Я лежала на кухонном диванчике, накрыв голову гобеленовой подушкой в подсолнухах и хотела быть медвежонком.
- Медвежонком? – хмыкнул муж.
Я услышала в этом «хмы» резонный намёк, что гораздо больше мне подошло бы звание старой медведицы, но нет. Сегодня - только медвежонком! Беззаботно спать в тёплой берложке под боком у большой и тёплой мамочки, которая позаботится о тебе во всех отношениях. А ты можешь только и знать, что посапывать носом и видеть сны про зелёные поляны с земляникой. И в голове – ничего, кроме этой поляны и земляники.
А вместо всей этой милоты я пытаюсь протянуть ноги хотя бы на десять минут, чтобы выстроить очерёдность оставшихся на сегодня дел. Маленьких, даже никчёмных в масштабе исторических проблем нашего времени, но так необходимых в масштабе дома и прилегающей территории. А всё потому, что я и на самом деле медведица. Невыспавшаяся даже зимой, всем должная и обязанная.
Время медведей истекло. На улице серо и пыльно. Измученные мартовскими бесснежными морозами, вдоль дорожки торчат обмороженные носы тюльпанов. Лежит, как подкошенная, цинерария. В прошлом году выжила под снежным одеялком, а теперь… Деревья, потерявшие в последнем ледяном апокалипсисе некоторые части тела, ёжатся и грустят по теплу.
Странный, тяжёлый, холодный март. А люди? Тюльпаны зацветут, деревья вырастят новые руки, а как выжить людям?
***
Если этот рассвет безнадёжен и хмур,
если день, как пристало ему, не начнётся
и в холодные трубы ночной дымокур
продолжает трубить темноту и уродство,
если даже у птиц заколочены рты
безысходной тоской и безвременьем, если
вместо жёлтых цветов вырастают кресты,
от молитвы никто никогда не воскресли,
что мне делать, всемилостный Отче, скажи!
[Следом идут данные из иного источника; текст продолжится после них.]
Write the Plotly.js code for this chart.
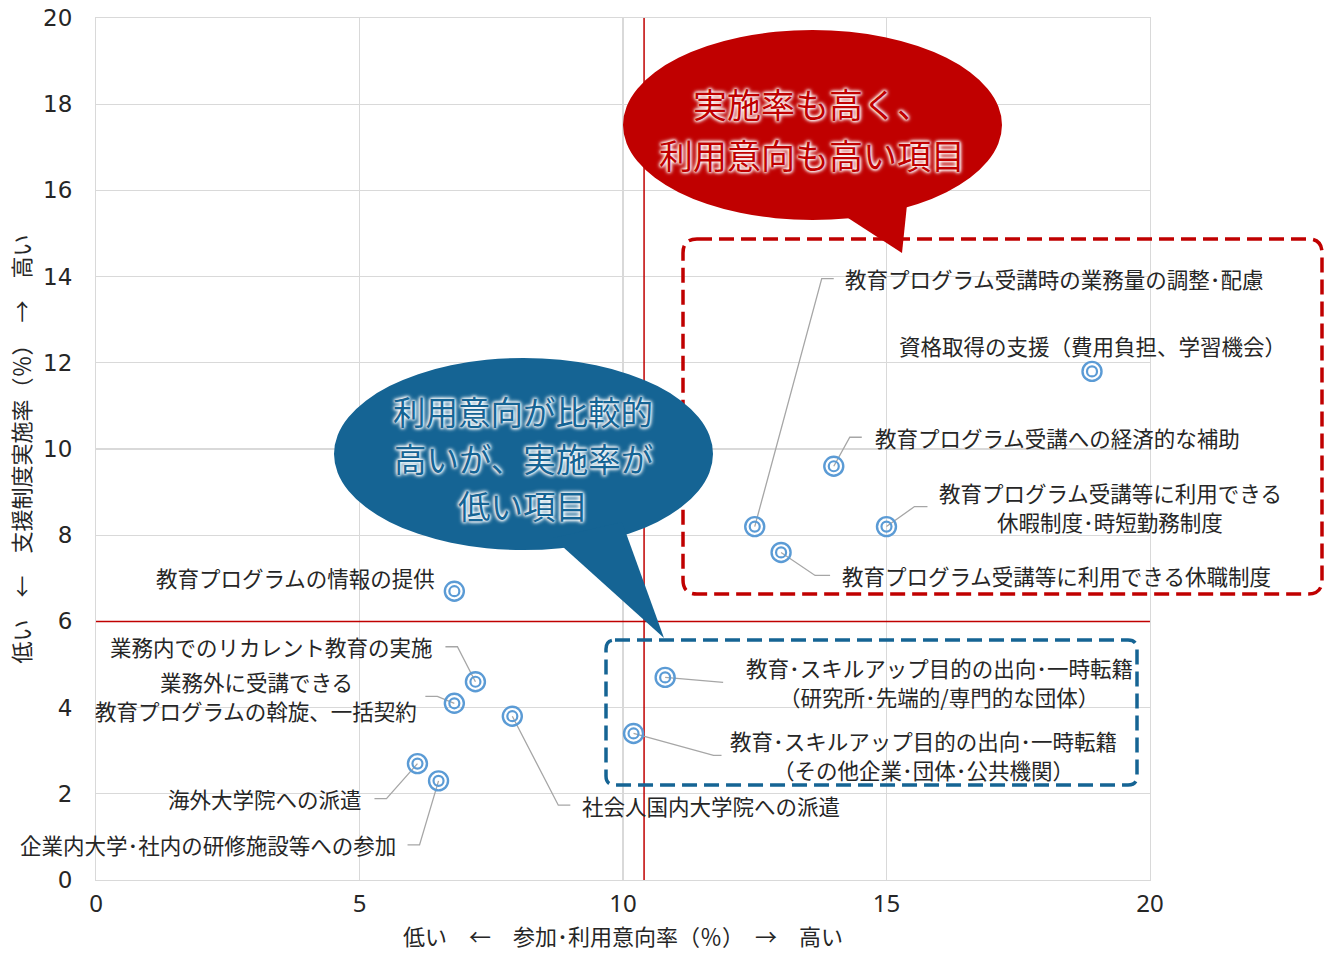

Между смертных грехов мой смешон и ничтожен,
и толпятся года у известной межи,
за которой сначала начать невозможно…
Но устало молчал опечаленный Бог,
знал, бессмертна печаль, ведь печаль бестелесна,
он и сам от людской нелюбви занемог,
но ответил как мог, подкупающе честно:
- Коротка благодать, а недоля длинна,
но сложением сил, и земных, и небесных,
у зимы под полой созревает весна,
и в само́й тишине зарождаются песни.